Spaziert man außerhalb von Birgel in Richtung Gey, könnte die Lage jenes hölzernen Wegkreuzes, das laut Inschrift die Birgeler Freitags-Stammtischrunde 2007 stiftete, schöner kaum sein: begrenzt von Strauchwerk und einem Wiesenstück und weit weg von der Landstraße Birgel-Gey, die in der Ferne in Sicht liegt. Am Kreuz teilen sich diverse Wege, so wie im wahren Leben. Das wirft die Frage auf: Wo wird uns das Schicksal hintreiben? Wird man gelenkt, hat man es selbst in der Hand? Hier an dieser Stelle muss man sich nur entscheiden: die gerade Strecke zur Landstraße hin, auf dem Weg zurück ins Dorf oder voraus die Passage bergauf? Jogger traben längs, Spaziergänger atmen tief durch, Reiter und Hundeführer grüßen. Hinter dem kleinen Christusbildnis klemmt eine Kunstblume.

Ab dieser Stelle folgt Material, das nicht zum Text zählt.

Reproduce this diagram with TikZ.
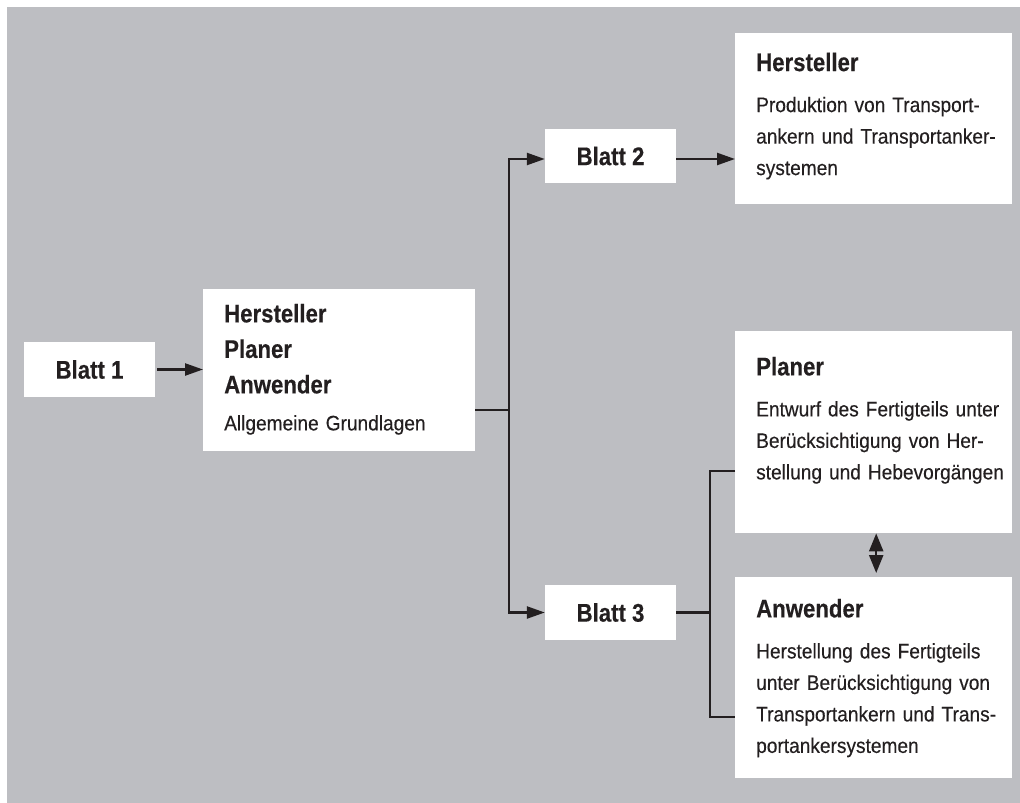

Besonderes Schmuckstück in Stockheim

Zum Abschluss ein besonderes Schmuckstück: das Wegekreuz an der Kreuzauer Straße in Stockheim, das in diesem Jahr 250. Geburtstag feiert. Die Kreuzigungsgruppe habe seit 1770, so das ausgehängte Infoblatt, „bisher allen Unbilden der Natur, der Kriege und der Menschen getrotzt“. Ob das Kreuz im Zuge damals grassierender Kinderseuchen errichtet wurde, könnte sein, ist aber nicht abschließend geklärt. Fest steht, dass man sich dem Bann der polychromierten Figuren unter dem schützenden Überbau nicht entziehen kann. Hingucker sind überdies die Blumenkästen, das Gitter, das nebenliegende Fachwerk. Da stört auch ein gelegentlich vorbeirauschendes Fahrzeug nicht.